Req.establish_connection(:adapter => "mysql", :database => "ip-data",
:host => "localhost", :username => "root", :password => "")
 
g = GeoIPCity::Database.new('GeoLiteCity.dat')
 
dump = Pcaplet.new #('-s 1500 -i eth1')
 
WORK_filter = Pcap::Filter.new('not host x.x.x.x', dump.capture)
SELF_filter = Pcap::Filter.new('not host y.y.y.y', dump.capture)
LAN_filter = Pcap::Filter.new('not src net 10.0.0.0/8', dump.capture)
 
dump.add_filter(WORK_filter & SELF_filter & LAN_filter)
dump.each_packet do |pkt|
    begin
        if pkt
            puts ip = pkt.src.to_s
            loc = g.look_up(ip.to_s)
 
            n = Req.new
            n.ip = ip.to_s
            n.lon = loc[:longitude].to_s
            n.lat = loc[:latitude].to_s
            n.save!
        end
    rescue Exception => e
        #puts "No IP"
        #p e
    end
end

Another script, running periodically as a Cron job, did some simple aggregation:

  • select last day’s worth of coordinates and group count them by IP
  • save the results into a JSON file on disk, suitable for loading into the WebGL app.

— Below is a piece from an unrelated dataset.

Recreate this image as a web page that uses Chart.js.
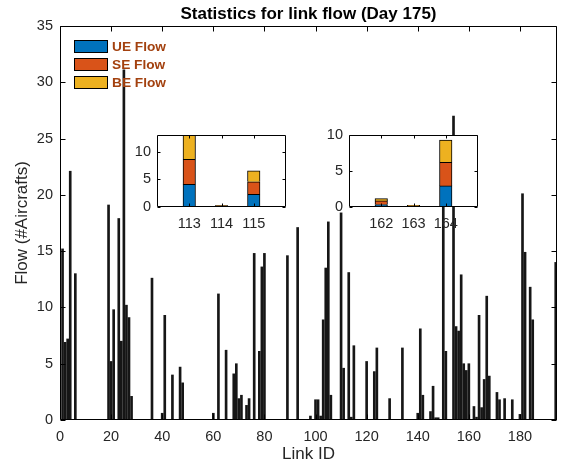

WebGL App was a slightly modified Google WebGL Globe (slightly modified in the sense that I tweaked the color scheme and locked the globe to autorotate). For the lack of a better and more involved solution, I used a very simple refreshing mechanism: Meta refresh tag, reloading the globe every 15 minutes.

This is the final result (static screengrab):

WebGL autorotating globe screenshot

And half of the globe really is completely empty and dark. Behold, the dark side of the Earth. (The only light is somebody knocking from Hawaii).